Coal is the second most important commodity for dry bulk behind iron ore, and in the last several years, coal trading has been a swing factor when it comes to the strength of the broader dry bulk market. With most of the world rapidly eliminating coal from its energy mix, especially in the western world, China has been left as the only demand growth region for coal as it continues to add considerable coal power generation capacity in its energy mix.
For dry bulk, such a development is welcomed news, although it does not totally offset declining demand elsewhere especially given the relatively short distances involved (Indonesia, South Africa and Australia are the three major exporting regions when it comes to coal). After all, thermal coal shipping volumes seem to have peaked in 2017 and have been in a mild decline ever since.

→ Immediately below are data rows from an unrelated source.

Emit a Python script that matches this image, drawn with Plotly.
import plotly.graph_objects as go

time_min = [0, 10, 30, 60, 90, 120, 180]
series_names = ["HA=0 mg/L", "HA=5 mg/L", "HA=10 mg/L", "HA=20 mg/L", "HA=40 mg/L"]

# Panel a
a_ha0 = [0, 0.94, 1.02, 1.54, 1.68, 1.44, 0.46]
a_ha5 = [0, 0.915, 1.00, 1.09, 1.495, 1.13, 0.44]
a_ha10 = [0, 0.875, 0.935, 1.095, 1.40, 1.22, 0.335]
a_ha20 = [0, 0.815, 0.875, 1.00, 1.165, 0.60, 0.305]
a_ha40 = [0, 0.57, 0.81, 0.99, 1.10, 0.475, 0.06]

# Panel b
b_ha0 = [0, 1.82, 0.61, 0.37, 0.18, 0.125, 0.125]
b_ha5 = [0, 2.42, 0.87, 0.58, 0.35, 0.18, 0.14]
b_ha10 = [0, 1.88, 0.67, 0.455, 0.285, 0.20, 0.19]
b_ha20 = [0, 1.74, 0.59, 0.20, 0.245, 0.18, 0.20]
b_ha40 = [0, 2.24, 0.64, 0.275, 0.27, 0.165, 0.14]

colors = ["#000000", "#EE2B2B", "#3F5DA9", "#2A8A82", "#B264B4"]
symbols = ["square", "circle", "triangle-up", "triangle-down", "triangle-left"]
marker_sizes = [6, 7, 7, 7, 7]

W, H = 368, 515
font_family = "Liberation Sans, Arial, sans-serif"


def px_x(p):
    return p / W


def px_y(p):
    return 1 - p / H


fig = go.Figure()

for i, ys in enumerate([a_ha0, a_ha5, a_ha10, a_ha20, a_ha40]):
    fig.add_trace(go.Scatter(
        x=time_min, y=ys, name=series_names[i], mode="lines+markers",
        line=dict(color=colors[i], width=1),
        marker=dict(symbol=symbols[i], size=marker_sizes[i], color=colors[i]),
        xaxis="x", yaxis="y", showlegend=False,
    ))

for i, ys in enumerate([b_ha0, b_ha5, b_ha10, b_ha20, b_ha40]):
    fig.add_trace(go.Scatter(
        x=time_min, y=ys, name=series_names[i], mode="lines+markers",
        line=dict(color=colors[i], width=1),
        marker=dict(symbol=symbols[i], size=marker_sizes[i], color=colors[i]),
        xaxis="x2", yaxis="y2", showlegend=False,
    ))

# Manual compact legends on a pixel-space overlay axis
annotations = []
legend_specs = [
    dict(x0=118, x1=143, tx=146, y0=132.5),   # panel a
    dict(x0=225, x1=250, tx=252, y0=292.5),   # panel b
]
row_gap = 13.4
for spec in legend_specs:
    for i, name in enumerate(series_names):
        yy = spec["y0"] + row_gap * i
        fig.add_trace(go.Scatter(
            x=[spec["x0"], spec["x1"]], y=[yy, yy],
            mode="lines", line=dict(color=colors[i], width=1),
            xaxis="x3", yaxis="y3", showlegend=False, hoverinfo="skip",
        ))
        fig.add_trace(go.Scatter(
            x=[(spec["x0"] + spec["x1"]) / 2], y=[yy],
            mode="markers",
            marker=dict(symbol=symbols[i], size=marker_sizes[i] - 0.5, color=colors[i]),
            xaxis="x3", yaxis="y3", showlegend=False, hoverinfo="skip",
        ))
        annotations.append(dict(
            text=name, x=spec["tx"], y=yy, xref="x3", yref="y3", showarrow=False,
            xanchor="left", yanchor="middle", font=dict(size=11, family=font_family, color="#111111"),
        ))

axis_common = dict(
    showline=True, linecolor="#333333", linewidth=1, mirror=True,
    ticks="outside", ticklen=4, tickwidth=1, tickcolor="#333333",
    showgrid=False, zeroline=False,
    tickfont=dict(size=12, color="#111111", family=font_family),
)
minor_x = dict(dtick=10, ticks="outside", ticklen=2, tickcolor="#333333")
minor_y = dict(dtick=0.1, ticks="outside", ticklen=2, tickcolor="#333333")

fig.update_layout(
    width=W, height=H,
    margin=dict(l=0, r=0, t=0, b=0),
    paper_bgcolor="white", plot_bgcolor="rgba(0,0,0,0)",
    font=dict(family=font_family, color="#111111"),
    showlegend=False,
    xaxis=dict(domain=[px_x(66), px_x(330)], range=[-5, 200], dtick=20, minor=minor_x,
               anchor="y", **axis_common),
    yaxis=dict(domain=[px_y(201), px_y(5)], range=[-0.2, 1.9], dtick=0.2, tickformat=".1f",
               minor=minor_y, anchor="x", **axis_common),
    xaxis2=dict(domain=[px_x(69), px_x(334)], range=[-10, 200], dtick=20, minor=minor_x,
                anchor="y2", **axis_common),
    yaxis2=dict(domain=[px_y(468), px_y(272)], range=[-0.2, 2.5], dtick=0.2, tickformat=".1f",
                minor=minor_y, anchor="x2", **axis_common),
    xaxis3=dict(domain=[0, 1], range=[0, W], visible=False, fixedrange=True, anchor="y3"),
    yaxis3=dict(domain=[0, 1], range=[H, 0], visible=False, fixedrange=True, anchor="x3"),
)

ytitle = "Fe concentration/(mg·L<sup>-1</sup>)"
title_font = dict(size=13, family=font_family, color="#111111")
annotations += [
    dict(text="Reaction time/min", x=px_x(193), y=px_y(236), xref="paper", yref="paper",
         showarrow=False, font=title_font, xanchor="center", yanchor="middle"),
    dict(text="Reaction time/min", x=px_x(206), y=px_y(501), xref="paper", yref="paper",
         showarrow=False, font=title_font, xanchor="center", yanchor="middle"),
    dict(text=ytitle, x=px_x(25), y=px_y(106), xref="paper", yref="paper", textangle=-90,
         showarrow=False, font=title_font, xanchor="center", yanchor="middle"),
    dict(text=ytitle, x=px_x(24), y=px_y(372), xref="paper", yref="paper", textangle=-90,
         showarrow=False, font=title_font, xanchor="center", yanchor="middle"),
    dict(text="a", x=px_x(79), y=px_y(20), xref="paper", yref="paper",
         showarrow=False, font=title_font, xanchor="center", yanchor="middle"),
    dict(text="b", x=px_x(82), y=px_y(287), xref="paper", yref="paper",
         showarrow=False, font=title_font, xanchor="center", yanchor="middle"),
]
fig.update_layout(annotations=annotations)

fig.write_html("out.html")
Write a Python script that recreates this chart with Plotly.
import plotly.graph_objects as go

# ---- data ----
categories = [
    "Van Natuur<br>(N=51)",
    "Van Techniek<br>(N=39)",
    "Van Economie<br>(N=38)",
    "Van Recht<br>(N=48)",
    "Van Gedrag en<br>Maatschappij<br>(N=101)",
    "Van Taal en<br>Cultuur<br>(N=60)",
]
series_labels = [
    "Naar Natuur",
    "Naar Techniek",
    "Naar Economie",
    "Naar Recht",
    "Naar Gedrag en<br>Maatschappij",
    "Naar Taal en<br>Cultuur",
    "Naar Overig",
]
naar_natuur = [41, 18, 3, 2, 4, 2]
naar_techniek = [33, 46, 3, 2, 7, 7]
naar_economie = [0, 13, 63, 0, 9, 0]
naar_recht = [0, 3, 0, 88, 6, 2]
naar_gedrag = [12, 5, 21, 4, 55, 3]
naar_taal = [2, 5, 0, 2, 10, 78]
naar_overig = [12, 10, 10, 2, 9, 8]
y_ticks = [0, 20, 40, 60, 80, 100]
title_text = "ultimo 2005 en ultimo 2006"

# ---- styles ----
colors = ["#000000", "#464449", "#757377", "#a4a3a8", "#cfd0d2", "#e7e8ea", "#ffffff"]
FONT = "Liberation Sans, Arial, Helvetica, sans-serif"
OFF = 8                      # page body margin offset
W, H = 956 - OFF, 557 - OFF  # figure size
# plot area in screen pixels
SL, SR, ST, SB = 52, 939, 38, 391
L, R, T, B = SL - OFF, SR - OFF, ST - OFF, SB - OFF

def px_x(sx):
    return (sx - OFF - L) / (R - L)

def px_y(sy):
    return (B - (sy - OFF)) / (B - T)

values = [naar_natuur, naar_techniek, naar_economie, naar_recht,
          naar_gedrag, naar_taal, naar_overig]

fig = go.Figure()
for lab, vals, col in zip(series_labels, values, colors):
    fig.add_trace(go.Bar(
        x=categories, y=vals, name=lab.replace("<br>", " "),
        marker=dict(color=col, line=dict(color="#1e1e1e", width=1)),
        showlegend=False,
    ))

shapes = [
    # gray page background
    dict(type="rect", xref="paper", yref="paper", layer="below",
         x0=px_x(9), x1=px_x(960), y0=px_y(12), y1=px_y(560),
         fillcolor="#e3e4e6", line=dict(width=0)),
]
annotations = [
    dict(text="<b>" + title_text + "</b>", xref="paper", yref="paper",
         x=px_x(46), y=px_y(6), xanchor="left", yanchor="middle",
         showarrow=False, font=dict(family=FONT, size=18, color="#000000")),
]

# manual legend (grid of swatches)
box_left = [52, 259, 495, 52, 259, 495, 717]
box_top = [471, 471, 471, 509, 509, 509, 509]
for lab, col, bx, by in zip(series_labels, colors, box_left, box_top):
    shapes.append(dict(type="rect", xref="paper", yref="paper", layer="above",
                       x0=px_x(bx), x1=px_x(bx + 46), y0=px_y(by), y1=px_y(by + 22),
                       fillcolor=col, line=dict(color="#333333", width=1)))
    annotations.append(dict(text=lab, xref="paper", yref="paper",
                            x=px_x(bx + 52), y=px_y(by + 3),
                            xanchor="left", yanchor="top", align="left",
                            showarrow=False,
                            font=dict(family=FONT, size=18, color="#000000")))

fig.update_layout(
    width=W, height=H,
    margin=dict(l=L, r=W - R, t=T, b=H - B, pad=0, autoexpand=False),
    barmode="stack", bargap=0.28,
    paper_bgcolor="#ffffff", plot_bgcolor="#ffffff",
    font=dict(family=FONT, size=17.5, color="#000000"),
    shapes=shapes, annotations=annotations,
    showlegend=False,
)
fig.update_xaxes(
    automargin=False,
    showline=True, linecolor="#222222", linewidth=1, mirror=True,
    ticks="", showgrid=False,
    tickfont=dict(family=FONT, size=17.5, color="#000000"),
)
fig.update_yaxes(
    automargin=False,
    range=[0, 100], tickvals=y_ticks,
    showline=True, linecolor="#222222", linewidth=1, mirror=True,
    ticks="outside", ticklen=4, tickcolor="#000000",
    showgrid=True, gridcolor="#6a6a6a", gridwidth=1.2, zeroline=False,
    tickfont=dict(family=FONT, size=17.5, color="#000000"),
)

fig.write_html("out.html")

BIMCO is out with an update on coal trading as it relates to dry bulk, and it paints a rather bleak picture for the commodity:
“Staggering high growth in January through April has been replaced with monthly coal import growth rates in May through August below the levels recorded in the same months of 2019.

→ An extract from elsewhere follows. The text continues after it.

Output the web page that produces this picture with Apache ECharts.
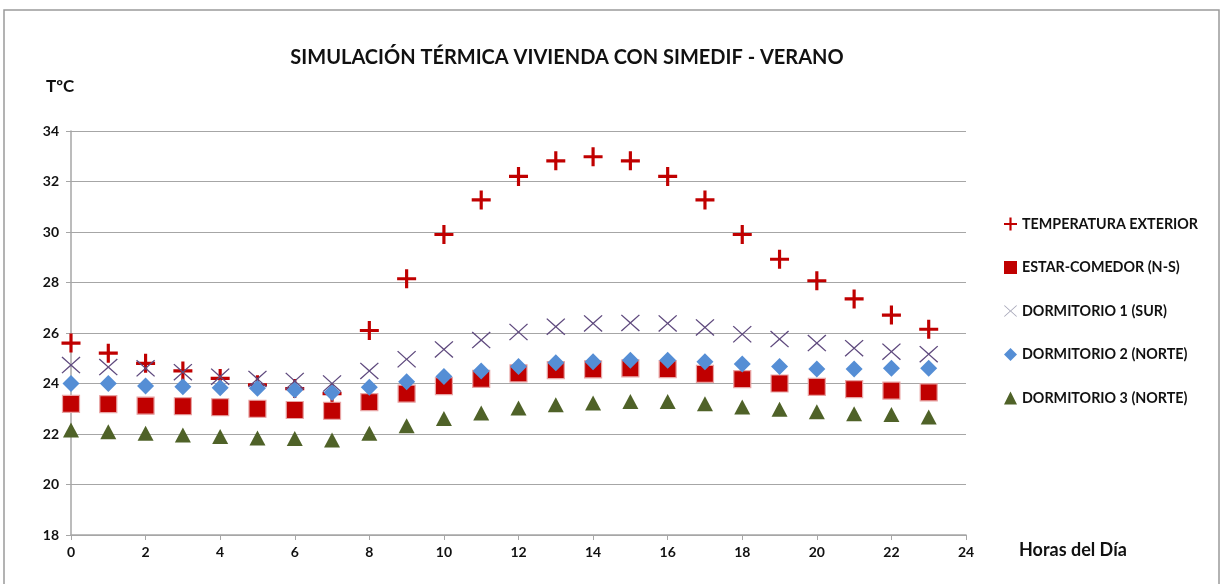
<!DOCTYPE html>
<html>
<head>
<meta charset="utf-8">
<script src="https://cdn.jsdelivr.net/npm/echarts@6/dist/echarts.min.js"></script>
<style>
html,body{margin:0;padding:0;background:#fff;}
#chart{width:1221px;height:584px;}
</style>
</head>
<body>
<div id="chart"></div>
<script>
const hours = [0,1,2,3,4,5,6,7,8,9,10,11,12,13,14,15,16,17,18,19,20,21,22,23];
const seriesNames = ['TEMPERATURA EXTERIOR','ESTAR-COMEDOR (N-S)','DORMITORIO 1 (SUR)','DORMITORIO 2 (NORTE)','DORMITORIO 3 (NORTE)'];
const exterior = [25.6,25.2,24.8,24.5,24.2,23.95,23.8,23.6,26.1,28.15,29.9,31.27,32.2,32.82,32.98,32.82,32.2,31.27,29.9,28.92,28.07,27.35,26.71,26.15];
const estar = [23.19,23.18,23.12,23.1,23.06,23.0,22.95,22.92,23.26,23.6,23.9,24.18,24.4,24.53,24.56,24.6,24.57,24.38,24.17,24.0,23.87,23.78,23.72,23.65];
const dorm1 = [24.73,24.65,24.6,24.45,24.27,24.18,24.1,24.0,24.5,24.96,25.35,25.72,26.04,26.25,26.38,26.4,26.38,26.22,25.95,25.76,25.6,25.4,25.26,25.16];
const dorm2 = [24.0,24.0,23.9,23.87,23.83,23.81,23.74,23.64,23.85,24.07,24.28,24.5,24.67,24.82,24.86,24.92,24.92,24.86,24.77,24.67,24.57,24.57,24.6,24.6];
const dorm3 = [22.16,22.09,22.03,21.96,21.9,21.84,21.82,21.76,22.03,22.33,22.61,22.83,23.03,23.16,23.23,23.29,23.29,23.2,23.07,22.98,22.88,22.8,22.77,22.67];
const yTicks = {min:18, max:34, interval:2};
const xTicks = {min:0, max:24, interval:2};

const FONT = 'Lato';
const plusPath = 'path://M7.5,0H10.5V7.5H18V10.5H10.5V18H7.5V10.5H0V7.5H7.5Z';
const xPathFill = 'path://M0,0.8L0.9,0L9,7.2L17.1,0L18,0.8L9.9,8L18,15.2L17.1,16L9,8.8L0.9,16L0,15.2L8.1,8Z';

function pairs(arr){ return hours.map((h,i)=>[h,arr[i]]); }

const chart = echarts.init(document.getElementById('chart'), null, {renderer:'canvas'});
chart.setOption({
  backgroundColor:'#ffffff',
  animation:false,
  title:{
    text:'SIMULACIÓN TÉRMICA VIVIENDA CON SIMEDIF - VERANO',
    left:562, textAlign:'center', top:43,
    textStyle:{fontFamily:FONT, fontWeight:'bold', fontSize:20, color:'#111'}
  },
  graphic:[
    {type:'rect', shape:{x:4,y:10,width:1215,height:590}, style:{fill:'none', stroke:'#9a9a9a', lineWidth:1.5}, silent:true},
    {type:'text', left:46, top:78, style:{text:'TºC', font:'bold 17px '+FONT, fill:'#111'}},
    {type:'text', left:1019, top:541, style:{text:'Horas del Día', font:'bold 18px '+FONT, fill:'#111'}}
  ],
  legend:{
    orient:'vertical', left:999, top:212,
    itemWidth:13, itemHeight:13, itemGap:29.5,
    textStyle:{fontFamily:FONT, fontWeight:'bold', fontSize:14.3, color:'#111'},
    data:[
      {name:seriesNames[0], icon:plusPath, itemStyle:{color:'#c00000', opacity:1}},
      {name:seriesNames[1], icon:'rect', itemStyle:{opacity:1, borderWidth:0}},
      {name:seriesNames[2], icon:xPathFill, itemStyle:{color:'#a6a6b8', borderWidth:0, opacity:1}},
      {name:seriesNames[3], icon:'diamond', itemStyle:{opacity:1}},
      {name:seriesNames[4], icon:'triangle', itemStyle:{opacity:1}}
    ]
  },
  grid:{left:71, right:255, top:131, bottom:49, containLabel:false},
  xAxis:{
    type:'value', min:xTicks.min, max:xTicks.max, interval:xTicks.interval,
    axisLine:{show:true, lineStyle:{color:'#a6a6a6', width:1.5}},
    axisTick:{show:true, length:5, lineStyle:{color:'#a6a6a6'}},
    splitLine:{show:false},
    axisLabel:{margin:10, fontFamily:FONT, fontWeight:'bold', fontSize:14, color:'#111'}
  },
  yAxis:{
    type:'value', min:yTicks.min, max:yTicks.max, interval:yTicks.interval,
    axisLine:{show:true, lineStyle:{color:'#a6a6a6', width:1.5}},
    axisTick:{show:true, length:5, lineStyle:{color:'#a6a6a6'}},
    splitLine:{show:true, lineStyle:{color:'#a6a6a6', width:1.2}},
    axisLabel:{margin:12, fontFamily:FONT, fontWeight:'bold', fontSize:14, color:'#111'}
  },
  series:[
    {name:seriesNames[1], type:'scatter', data:pairs(estar), symbol:'rect', symbolSize:17,
     itemStyle:{color:'#c00000', borderColor:'#e8a4a4', borderWidth:1.2, opacity:1}, z:2},
    {name:seriesNames[3], type:'scatter', data:pairs(dorm2), symbol:'diamond', symbolSize:17,
     itemStyle:{color:'#558ed5', opacity:1}, z:3},
    {name:seriesNames[4], type:'scatter', data:pairs(dorm3), symbol:'triangle', symbolSize:[16,15],
     itemStyle:{color:'#4f6228', opacity:1}, z:3},
    {name:seriesNames[2], type:'scatter', data:pairs(dorm1), symbol:xPathFill, symbolSize:[19,17],
     itemStyle:{color:'#5f4a7e', opacity:1}, z:4},
    {name:seriesNames[0], type:'scatter', data:pairs(exterior), symbol:plusPath, symbolSize:19,
     itemStyle:{color:'#c00000', opacity:1}, z:1}
  ]
});
</script>
</body>
</html>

This year’s coal import volumes have seen the lowest growth rate in the past three years. In the first eight months of this year, 220.7 million tonnes of coal have been imported by China, just 473 thousand tonnes more than in 2019, recording a 0.2% growth.
The drop in coal imports has resulted in less business for the dry bulk fleet. Between May and August this year, there were 26.2 million tonnes less imported compared to the same period last year. The drop in volumes means that ship owners lost an equivalent of 351 Panamax loads,” says Peter Sand, BIMCO’s Chief Shipping Analyst.

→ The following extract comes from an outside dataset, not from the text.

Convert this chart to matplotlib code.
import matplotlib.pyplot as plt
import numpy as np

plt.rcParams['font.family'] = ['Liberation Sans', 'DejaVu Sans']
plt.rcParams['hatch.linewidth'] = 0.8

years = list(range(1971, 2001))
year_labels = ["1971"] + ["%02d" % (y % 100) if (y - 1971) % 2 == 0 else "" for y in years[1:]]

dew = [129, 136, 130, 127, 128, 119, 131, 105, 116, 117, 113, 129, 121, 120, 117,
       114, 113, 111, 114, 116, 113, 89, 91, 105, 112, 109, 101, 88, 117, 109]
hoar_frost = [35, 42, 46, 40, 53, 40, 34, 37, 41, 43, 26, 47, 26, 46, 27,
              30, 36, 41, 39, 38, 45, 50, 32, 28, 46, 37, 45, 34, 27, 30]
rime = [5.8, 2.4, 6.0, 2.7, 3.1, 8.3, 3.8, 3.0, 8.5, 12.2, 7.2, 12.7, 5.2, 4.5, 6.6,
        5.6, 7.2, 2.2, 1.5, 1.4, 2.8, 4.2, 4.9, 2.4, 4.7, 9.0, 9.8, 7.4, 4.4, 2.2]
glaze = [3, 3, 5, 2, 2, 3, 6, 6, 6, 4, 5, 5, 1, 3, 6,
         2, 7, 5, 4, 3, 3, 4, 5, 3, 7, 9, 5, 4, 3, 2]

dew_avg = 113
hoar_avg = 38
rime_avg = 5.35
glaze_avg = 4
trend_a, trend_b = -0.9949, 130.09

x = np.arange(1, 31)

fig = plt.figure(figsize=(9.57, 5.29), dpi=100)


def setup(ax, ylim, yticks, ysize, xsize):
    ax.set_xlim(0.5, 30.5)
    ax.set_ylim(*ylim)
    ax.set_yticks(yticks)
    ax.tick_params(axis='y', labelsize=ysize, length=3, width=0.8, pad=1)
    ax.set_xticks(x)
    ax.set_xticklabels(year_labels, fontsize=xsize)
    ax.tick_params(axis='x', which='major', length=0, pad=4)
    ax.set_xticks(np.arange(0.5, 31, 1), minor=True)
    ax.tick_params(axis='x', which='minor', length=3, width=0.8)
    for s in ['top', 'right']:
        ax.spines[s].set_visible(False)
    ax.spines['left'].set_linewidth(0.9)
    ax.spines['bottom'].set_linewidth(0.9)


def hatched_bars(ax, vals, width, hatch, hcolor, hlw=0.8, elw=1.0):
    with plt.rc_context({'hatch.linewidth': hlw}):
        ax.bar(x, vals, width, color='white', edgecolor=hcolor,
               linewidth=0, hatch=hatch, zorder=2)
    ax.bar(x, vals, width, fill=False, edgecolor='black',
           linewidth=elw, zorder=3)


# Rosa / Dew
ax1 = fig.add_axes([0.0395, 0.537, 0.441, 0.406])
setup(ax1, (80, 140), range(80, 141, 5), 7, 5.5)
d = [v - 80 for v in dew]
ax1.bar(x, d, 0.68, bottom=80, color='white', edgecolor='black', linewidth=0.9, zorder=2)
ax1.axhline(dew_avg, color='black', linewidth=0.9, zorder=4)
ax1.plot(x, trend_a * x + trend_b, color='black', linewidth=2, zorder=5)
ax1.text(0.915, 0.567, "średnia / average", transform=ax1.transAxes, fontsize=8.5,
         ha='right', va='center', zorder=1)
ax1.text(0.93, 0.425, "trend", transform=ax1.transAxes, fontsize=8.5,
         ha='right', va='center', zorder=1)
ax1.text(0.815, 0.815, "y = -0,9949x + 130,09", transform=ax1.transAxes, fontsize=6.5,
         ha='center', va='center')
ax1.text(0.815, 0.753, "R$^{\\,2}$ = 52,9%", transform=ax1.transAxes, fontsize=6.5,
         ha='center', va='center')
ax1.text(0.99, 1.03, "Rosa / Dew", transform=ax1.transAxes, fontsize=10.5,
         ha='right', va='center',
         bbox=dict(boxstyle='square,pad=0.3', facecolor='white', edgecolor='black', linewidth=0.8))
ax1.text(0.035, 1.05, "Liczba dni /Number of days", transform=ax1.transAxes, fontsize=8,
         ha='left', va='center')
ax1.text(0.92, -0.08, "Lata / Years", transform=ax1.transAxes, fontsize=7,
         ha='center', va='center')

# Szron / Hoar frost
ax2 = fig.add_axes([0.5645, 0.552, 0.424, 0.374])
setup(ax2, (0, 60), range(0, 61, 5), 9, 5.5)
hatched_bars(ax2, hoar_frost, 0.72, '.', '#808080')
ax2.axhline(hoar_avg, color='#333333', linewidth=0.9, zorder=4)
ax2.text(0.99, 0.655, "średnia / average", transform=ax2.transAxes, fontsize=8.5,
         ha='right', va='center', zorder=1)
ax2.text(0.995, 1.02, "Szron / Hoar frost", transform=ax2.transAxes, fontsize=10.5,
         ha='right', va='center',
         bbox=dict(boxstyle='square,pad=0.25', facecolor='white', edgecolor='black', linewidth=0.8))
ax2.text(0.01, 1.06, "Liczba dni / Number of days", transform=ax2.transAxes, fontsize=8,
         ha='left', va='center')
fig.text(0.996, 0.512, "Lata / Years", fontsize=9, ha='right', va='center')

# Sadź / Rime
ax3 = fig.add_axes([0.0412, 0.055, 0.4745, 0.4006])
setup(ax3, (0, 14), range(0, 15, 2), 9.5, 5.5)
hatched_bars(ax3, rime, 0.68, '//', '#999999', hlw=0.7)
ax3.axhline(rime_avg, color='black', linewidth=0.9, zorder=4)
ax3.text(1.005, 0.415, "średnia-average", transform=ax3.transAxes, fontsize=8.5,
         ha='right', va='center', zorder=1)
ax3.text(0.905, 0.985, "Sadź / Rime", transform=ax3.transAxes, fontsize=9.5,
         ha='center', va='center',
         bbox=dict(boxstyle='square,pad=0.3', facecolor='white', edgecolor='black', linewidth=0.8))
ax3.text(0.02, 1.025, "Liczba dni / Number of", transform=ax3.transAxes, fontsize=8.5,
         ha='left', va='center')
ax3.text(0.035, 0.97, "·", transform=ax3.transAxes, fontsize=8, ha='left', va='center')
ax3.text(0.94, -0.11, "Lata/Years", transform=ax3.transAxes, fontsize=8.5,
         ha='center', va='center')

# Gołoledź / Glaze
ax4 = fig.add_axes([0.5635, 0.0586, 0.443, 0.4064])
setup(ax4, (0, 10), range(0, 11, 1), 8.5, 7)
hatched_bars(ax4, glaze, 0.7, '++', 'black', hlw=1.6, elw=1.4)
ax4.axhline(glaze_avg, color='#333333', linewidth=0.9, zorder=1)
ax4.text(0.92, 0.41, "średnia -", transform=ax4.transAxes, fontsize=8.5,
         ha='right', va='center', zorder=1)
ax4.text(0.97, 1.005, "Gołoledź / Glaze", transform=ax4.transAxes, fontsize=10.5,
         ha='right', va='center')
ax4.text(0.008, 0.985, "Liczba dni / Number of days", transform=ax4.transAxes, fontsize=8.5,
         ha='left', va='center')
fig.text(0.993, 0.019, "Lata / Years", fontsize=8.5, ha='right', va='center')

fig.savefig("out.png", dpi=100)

“So far, strong Chinese iron ore imports have managed to compensate for the decline in coal volumes, supporting dry bulk freight rates,” Sand says.”
Indeed, coal imports to China saw an impressive four-month run earlier in the year, with a very high growth rate that has now almost turned negative as a lot of Chinese ports have hit their annual quota. Arrow Research explains:
“Meanwhile, imports dropped sharply in recent months as a growing number of ports exhausted their annual import quotas. Despite a surge in the first four months of the year, seaborne arrivals in 2020 totaled 207.7 million tonnes as of 4 October. This marks a 5.8% decrease from the 219.8mt shipped during the same period in 2019.
Growing supply tightness coupled with high domestic prices have prompted talks among trading circles that China might ease import restrictions in Q4. Low port inventories, particularly at northern ports, further fuel the rumors. Average inventories held at the ports of Qinhuangdao, Caofeidian and Jingtang as of 30 September are 26.7% lower year-on-year and 17% below their three-year average for this time of year.
So far, the rumors remain unsubstantiated. Weekly coal arrivals have been sliding steadily since the beginning of Q3. Last week, only 3.1mt of coal arrived at Chinese ports, the weakest volume since December 2018. However, further gains in domestic prices could force the authorities to ease import restrictions in the coming weeks.”
Relative pricing plays a role when it comes to coal trading as, after all, it is a highly tradable physical market. As Arrow Research shows, relative pricing has more recently benefited imports, as Australian coal is a much cheaper option for Chinese coal end users:
The dry bulk market has gained from a surge in coal trading earlier in the year, mainly driven by strong imports into China, a trend that is now winding down. However, with iron ore volumes substantially increasing compared to the first half of the year, for the larger segments of the dry bulk market the impact is a net positive as iron ore remains the dominant commodity when it comes to Capesizes. For the smaller sizes though, not so much. The impact on Panamax and Supramax segments were the quotas not being relaxed will be more meaningful, something that is already observed in the Panamax and Supramax freight markets.
Coal trading has always been a hard to forecast market, as relative pricing and shifting trends in the global power generation market has proven difficult factors to predict. China consumes more than 4 billion tons of coal per year, importing approximately 5% of its needs. Yet, China accounts for ~20% of seaborne coal while all Asia absorbs roughly 80% of all coal shipped. Small changes in importing trends for that part of the world can have a disproportional impact on shipping demand and thus a significant influence on spot dry bulk rates coming from a commodity that seems to be in a steady structural decline for years to come.